El
sábado estuve en Mejorada. Encuentro de chavales de 9 a 12 años. Una fiesta
singular. Me di el gusto de un paseo por el campo de encinas. Una hora andando
despacio, saboreando por los caminos de tierra esponjada.
Por
la tarde, sobre las 5, comenzaron a llegar los animales para la bendición en el
día de san Antón. Los bueyes uncidos al yugo de la carreta mansos y pesados, la
piel brillante en la tarde de sol. El bueyero con su vara sobre el yugo
conduciendo. Hacía muchos años que no veía esta faena.
Los
burritos color café con leche. Los perros de todas razas y colores. Algunos con
miedo. La señora tortuga, los pequeños jilgueros en su jaula, algún gato que no
dejada de mirar la jaula.

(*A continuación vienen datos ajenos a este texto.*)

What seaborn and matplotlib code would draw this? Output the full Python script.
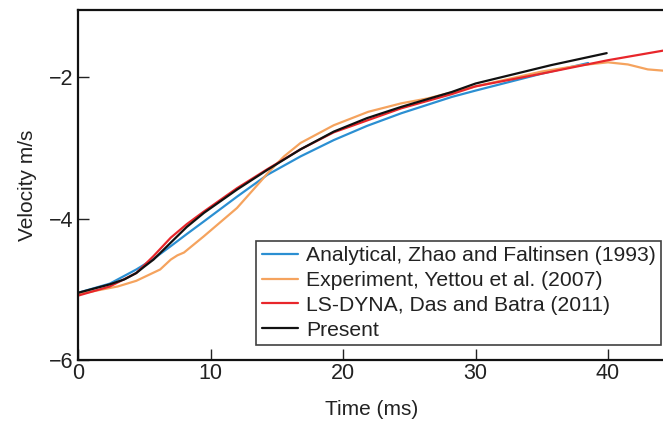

Pero… este año no estaba Pepo.
Pepo
era un labrador, de once años. Su amo
me decía que era de casa, que no molestaba, que era afectuoso y fiel, que lo
sacaban de paseo y la gente le saludaba, que sólo le faltaba hablar.
Hace
meses comenzó un artrosis paralizante en las patas traseras y ya no podía
caminar, no podía subir los escalones y se caía. Tenía azúcar en la sangre a unos
niveles mortales, no veía y había perdido el sentido de la orientación, no
retenía la orina y comenzaba a estar sordo.
La
familia de acuerdo con el veterinario acordaron sacrificarle porque el siguiente
paso era quedarse en el suelo inmóvil y llevar una vida prácticamente vegetal.
Hacía dos días que lo habían sacrificado. Sus cenizas quedaron en la fosa que
prescribe la ley.
Su
amo me decía que no pensaba tener otro perro que lo había pasado muy mal. La
gente cuando lo saludaba le decía que sabía lo de Pepo y que lo sentía.